**DATA SEGMENT:**
───

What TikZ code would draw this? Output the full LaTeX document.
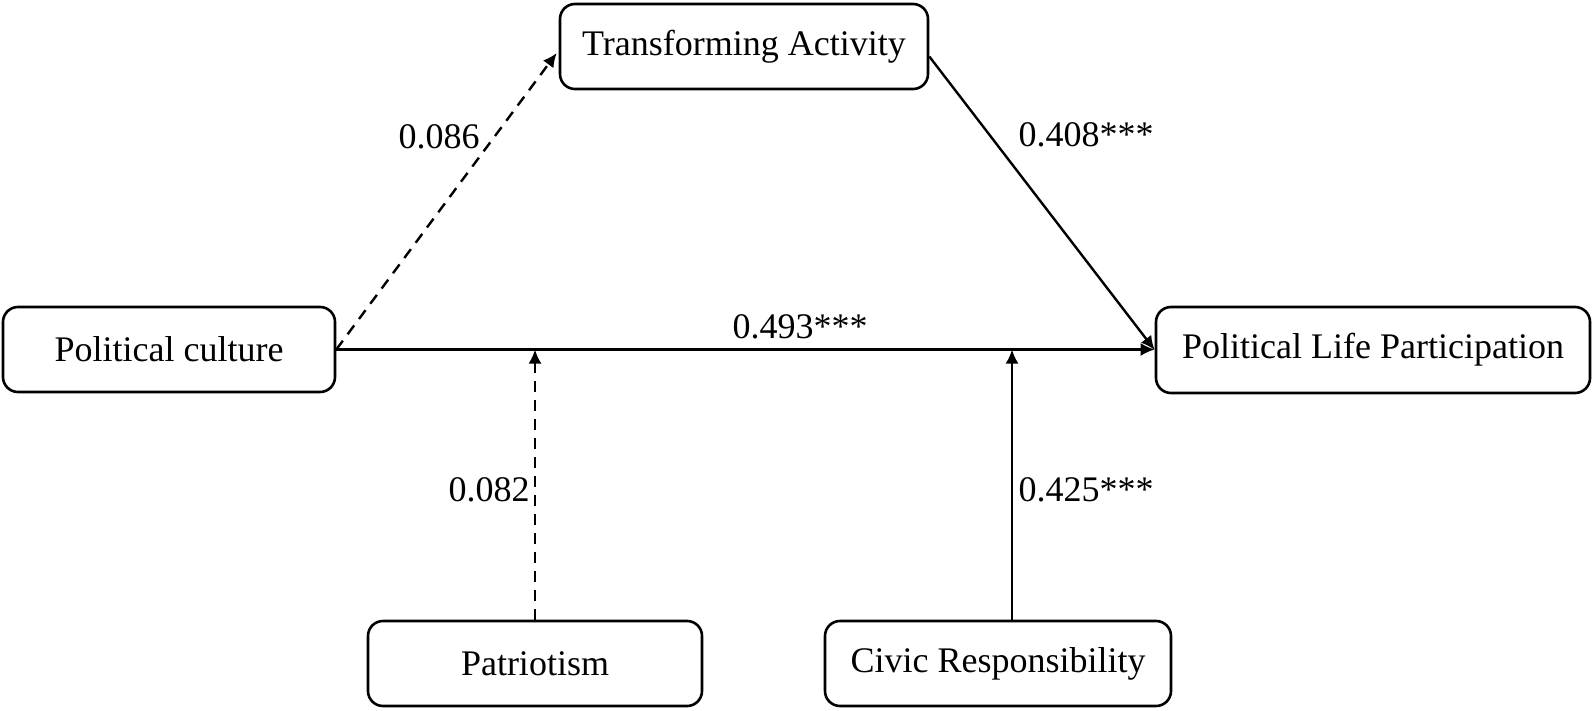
\documentclass[tikz,border=0pt]{standalone}
\usepackage{fontspec}
\setmainfont{Liberation Serif}
\usetikzlibrary{arrows.meta,calc}
\begin{document}
\begin{tikzpicture}[x=1pt,y=-1pt,
  box/.style={draw,line width=2.6pt,rounded corners=15pt,inner sep=0pt,font=\fontsize{36}{40}\selectfont},
  lbl/.style={inner sep=0pt,font=\fontsize{36}{40}\selectfont},
  conn/.style={line width=2.4pt,-{Latex[length=14pt,width=13pt]}},
  dsh/.style={conn,dash pattern=on 11pt off 8pt}]
\useasboundingbox (0,0) rectangle (1594,711);
\node[box,minimum width=332pt,minimum height=85pt] (PC) at (169,349.5) {Political culture};
\node[box,minimum width=368pt,minimum height=85pt] (TA) at (744,46.5) {Transforming Activity};
\node[box,minimum width=434pt,minimum height=86pt] (PLP) at (1373,350) {Political Life Participation};
\node[box,minimum width=334pt,minimum height=85pt] (PAT) at (535,663.5) {Patriotism};
\node[box,minimum width=346pt,minimum height=85pt] (CR) at (998,663.5) {Civic Responsibility};
\coordinate (tain) at ($(TA.west)+(-2,6.5)$);
\coordinate (taout) at ($(TA.east)+(0,10)$);
\coordinate (crtop) at ($(CR.north)+(14,0)$);
\draw[conn] (PC.east) -- (PC.east -| PLP.west);
\draw[dsh] (PC.east) -- (tain);
\draw[conn] (taout) -- (PLP.west);
\draw[dsh] (PAT.north) -- (PAT.north |- PC.east);
\draw[conn] (crtop) -- (crtop |- PC.east);
\node[lbl] (l1) at (439,137) {0.086};
\node[lbl] (l2) at (1086,135) {0.408***};
\node[lbl] (l3) at (800,327) {0.493***};
\node[lbl] (l4) at (489,490) {0.082};
\node[lbl] (l5) at (1086,490) {0.425***};
\end{tikzpicture}
\end{document}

───

**GOAL:** Print the full listing exactly, dropping the pictures.

**SOLUTION TO THIS PROBLEM:**
What TikZ code would draw this? Output the full LaTeX document.
\documentclass[tikz,border=0pt]{standalone}
\usepackage{fontspec}
\setmainfont{Liberation Serif}
\usetikzlibrary{arrows.meta,calc}
\begin{document}
\begin{tikzpicture}[x=1pt,y=-1pt,
  box/.style={draw,line width=2.6pt,rounded corners=15pt,inner sep=0pt,font=\fontsize{36}{40}\selectfont},
  lbl/.style={inner sep=0pt,font=\fontsize{36}{40}\selectfont},
  conn/.style={line width=2.4pt,-{Latex[length=14pt,width=13pt]}},
  dsh/.style={conn,dash pattern=on 11pt off 8pt}]
\useasboundingbox (0,0) rectangle (1594,711);
\node[box,minimum width=332pt,minimum height=85pt] (PC) at (169,349.5) {Political culture};
\node[box,minimum width=368pt,minimum height=85pt] (TA) at (744,46.5) {Transforming Activity};
\node[box,minimum width=434pt,minimum height=86pt] (PLP) at (1373,350) {Political Life Participation};
\node[box,minimum width=334pt,minimum height=85pt] (PAT) at (535,663.5) {Patriotism};
\node[box,minimum width=346pt,minimum height=85pt] (CR) at (998,663.5) {Civic Responsibility};
\coordinate (tain) at ($(TA.west)+(-2,6.5)$);
\coordinate (taout) at ($(TA.east)+(0,10)$);
\coordinate (crtop) at ($(CR.north)+(14,0)$);
\draw[conn] (PC.east) -- (PC.east -| PLP.west);
\draw[dsh] (PC.east) -- (tain);
\draw[conn] (taout) -- (PLP.west);
\draw[dsh] (PAT.north) -- (PAT.north |- PC.east);
\draw[conn] (crtop) -- (crtop |- PC.east);
\node[lbl] (l1) at (439,137) {0.086};
\node[lbl] (l2) at (1086,135) {0.408***};
\node[lbl] (l3) at (800,327) {0.493***};
\node[lbl] (l4) at (489,490) {0.082};
\node[lbl] (l5) at (1086,490) {0.425***};
\end{tikzpicture}
\end{document}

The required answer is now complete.